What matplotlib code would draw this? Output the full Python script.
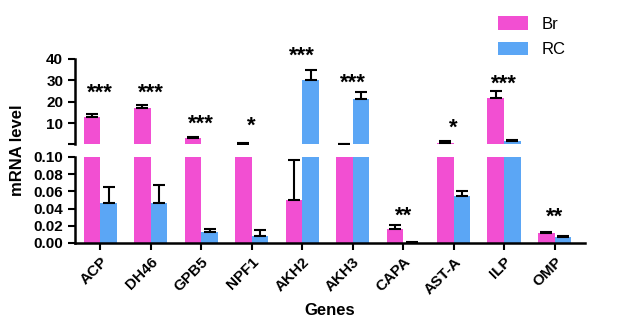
import numpy as np
import matplotlib.pyplot as plt

genes = ['ACP', 'DH46', 'GPB5', 'NPF1', 'AKH2', 'AKH3', 'CAPA', 'AST-A', 'ILP', 'OMP']
br = [12.8, 17.2, 3.1, 0.5, 0.05, 0.3, 0.016, 1.0, 21.7, 0.0115]
br_err = [1.4, 1.4, 0.5, 0.2, 0.046, 0.1, 0.005, 0.5, 3.2, 0.0015]
rc = [0.047, 0.047, 0.0125, 0.0085, 30.2, 21.1, 0.0005, 0.055, 1.6, 0.0065]
rc_err = [0.018, 0.020, 0.004, 0.007, 4.6, 3.3, 0.0004, 0.006, 0.8, 0.0013]
stars = ['***', '***', '***', '*', '***', '***', '**', '*', '***', '**']
# star y position and which panel ('t' top, 'b' bottom)
star_y = [24.0, 24.0, 9.5, 8.5, 41.5, 28.7, 0.031, 7.5, 28.0, 0.030]
star_ax = ['t', 't', 't', 't', 't', 't', 'b', 't', 't', 'b']

pink = '#F24FD2'
blue = '#5BA6F5'
brk = 0.1

plt.rcParams['font.family'] = ['Liberation Sans', 'DejaVu Sans']

fig = plt.figure(figsize=(6.17, 3.34), dpi=100)
ax_t = fig.add_axes([0.1216, 0.5674, 0.8264, 0.256])
ax_b = fig.add_axes([0.1216, 0.2725, 0.8264, 0.2575])

x = np.arange(len(genes))
w = 0.33


def draw_err(ax, xs, vals, errs, top_panel):
    vals = np.array(vals)
    errs = np.array(errs)
    tops = vals + errs
    keep = tops > brk if top_panel else tops <= brk
    ax.errorbar(xs[keep], vals[keep], yerr=[np.zeros(keep.sum()), errs[keep]],
                fmt='none', ecolor='black', elinewidth=1.5, capsize=4.5,
                capthick=1.5, zorder=3)


for ax, is_top in ((ax_t, True), (ax_b, False)):
    ax.bar(x - w / 2, br, w, color=pink, label='Br', zorder=2)
    ax.bar(x + w / 2, rc, w, color=blue, label='RC', zorder=2)
    draw_err(ax, x - w / 2, br, br_err, is_top)
    draw_err(ax, x + w / 2, rc, rc_err, is_top)
    ax.set_xlim(-0.5, 9.6)
    for s in ('top', 'right'):
        ax.spines[s].set_visible(False)
    ax.spines['left'].set_linewidth(1.8)
    ax.tick_params(axis='y', width=1.5, length=5, labelsize=11)

ax_t.set_ylim(brk, 40)
ax_t.set_yticks([brk, 10, 20, 30, 40])
ax_t.set_yticklabels(['', '10', '20', '30', '40'], fontweight='bold')
ax_t.spines['bottom'].set_visible(False)
ax_t.set_xticks([])

ax_b.set_ylim(0, brk)
ax_b.set_yticks([0, 0.02, 0.04, 0.06, 0.08, 0.10])
ax_b.set_yticklabels(['0.00', '0.02', '0.04', '0.06', '0.08', '0.10'], fontweight='bold')
ax_b.spines['bottom'].set_linewidth(1.8)
ax_b.set_xticks(x)
ax_b.set_xticklabels(genes, rotation=45, ha='right', rotation_mode='anchor',
                     fontweight='bold', fontsize=11)
ax_b.tick_params(axis='x', width=1.5, length=5)

for i, s in enumerate(stars):
    ax = ax_t if star_ax[i] == 't' else ax_b
    ax.text(x[i], star_y[i], s, ha='center', va='center', fontsize=16,
            fontweight='bold', clip_on=False)

ax_b.set_xlabel('Genes', fontweight='bold', fontsize=12, labelpad=4)
fig.text(0.028, 0.55, 'mRNA level', rotation=90, ha='center', va='center',
         fontweight='bold', fontsize=12)

ax_t.legend(loc='upper left', bbox_to_anchor=(0.8, 1.68), frameon=False,
            fontsize=12, handlelength=1.8, handleheight=0.9, labelspacing=0.6)

fig.savefig('out.png', dpi=100)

|---|

(Short exercise): Omit every picture, then repeat the remaining data exactly as it appears above.

(Answer to this exercise):
What matplotlib code would draw this? Output the full Python script.
import numpy as np
import matplotlib.pyplot as plt

genes = ['ACP', 'DH46', 'GPB5', 'NPF1', 'AKH2', 'AKH3', 'CAPA', 'AST-A', 'ILP', 'OMP']
br = [12.8, 17.2, 3.1, 0.5, 0.05, 0.3, 0.016, 1.0, 21.7, 0.0115]
br_err = [1.4, 1.4, 0.5, 0.2, 0.046, 0.1, 0.005, 0.5, 3.2, 0.0015]
rc = [0.047, 0.047, 0.0125, 0.0085, 30.2, 21.1, 0.0005, 0.055, 1.6, 0.0065]
rc_err = [0.018, 0.020, 0.004, 0.007, 4.6, 3.3, 0.0004, 0.006, 0.8, 0.0013]
stars = ['***', '***', '***', '*', '***', '***', '**', '*', '***', '**']
# star y position and which panel ('t' top, 'b' bottom)
star_y = [24.0, 24.0, 9.5, 8.5, 41.5, 28.7, 0.031, 7.5, 28.0, 0.030]
star_ax = ['t', 't', 't', 't', 't', 't', 'b', 't', 't', 'b']

pink = '#F24FD2'
blue = '#5BA6F5'
brk = 0.1

plt.rcParams['font.family'] = ['Liberation Sans', 'DejaVu Sans']

fig = plt.figure(figsize=(6.17, 3.34), dpi=100)
ax_t = fig.add_axes([0.1216, 0.5674, 0.8264, 0.256])
ax_b = fig.add_axes([0.1216, 0.2725, 0.8264, 0.2575])

x = np.arange(len(genes))
w = 0.33


def draw_err(ax, xs, vals, errs, top_panel):
    vals = np.array(vals)
    errs = np.array(errs)
    tops = vals + errs
    keep = tops > brk if top_panel else tops <= brk
    ax.errorbar(xs[keep], vals[keep], yerr=[np.zeros(keep.sum()), errs[keep]],
                fmt='none', ecolor='black', elinewidth=1.5, capsize=4.5,
                capthick=1.5, zorder=3)


for ax, is_top in ((ax_t, True), (ax_b, False)):
    ax.bar(x - w / 2, br, w, color=pink, label='Br', zorder=2)
    ax.bar(x + w / 2, rc, w, color=blue, label='RC', zorder=2)
    draw_err(ax, x - w / 2, br, br_err, is_top)
    draw_err(ax, x + w / 2, rc, rc_err, is_top)
    ax.set_xlim(-0.5, 9.6)
    for s in ('top', 'right'):
        ax.spines[s].set_visible(False)
    ax.spines['left'].set_linewidth(1.8)
    ax.tick_params(axis='y', width=1.5, length=5, labelsize=11)

ax_t.set_ylim(brk, 40)
ax_t.set_yticks([brk, 10, 20, 30, 40])
ax_t.set_yticklabels(['', '10', '20', '30', '40'], fontweight='bold')
ax_t.spines['bottom'].set_visible(False)
ax_t.set_xticks([])

ax_b.set_ylim(0, brk)
ax_b.set_yticks([0, 0.02, 0.04, 0.06, 0.08, 0.10])
ax_b.set_yticklabels(['0.00', '0.02', '0.04', '0.06', '0.08', '0.10'], fontweight='bold')
ax_b.spines['bottom'].set_linewidth(1.8)
ax_b.set_xticks(x)
ax_b.set_xticklabels(genes, rotation=45, ha='right', rotation_mode='anchor',
                     fontweight='bold', fontsize=11)
ax_b.tick_params(axis='x', width=1.5, length=5)

for i, s in enumerate(stars):
    ax = ax_t if star_ax[i] == 't' else ax_b
    ax.text(x[i], star_y[i], s, ha='center', va='center', fontsize=16,
            fontweight='bold', clip_on=False)

ax_b.set_xlabel('Genes', fontweight='bold', fontsize=12, labelpad=4)
fig.text(0.028, 0.55, 'mRNA level', rotation=90, ha='center', va='center',
         fontweight='bold', fontsize=12)

ax_t.legend(loc='upper left', bbox_to_anchor=(0.8, 1.68), frameon=False,
            fontsize=12, handlelength=1.8, handleheight=0.9, labelspacing=0.6)

fig.savefig('out.png', dpi=100)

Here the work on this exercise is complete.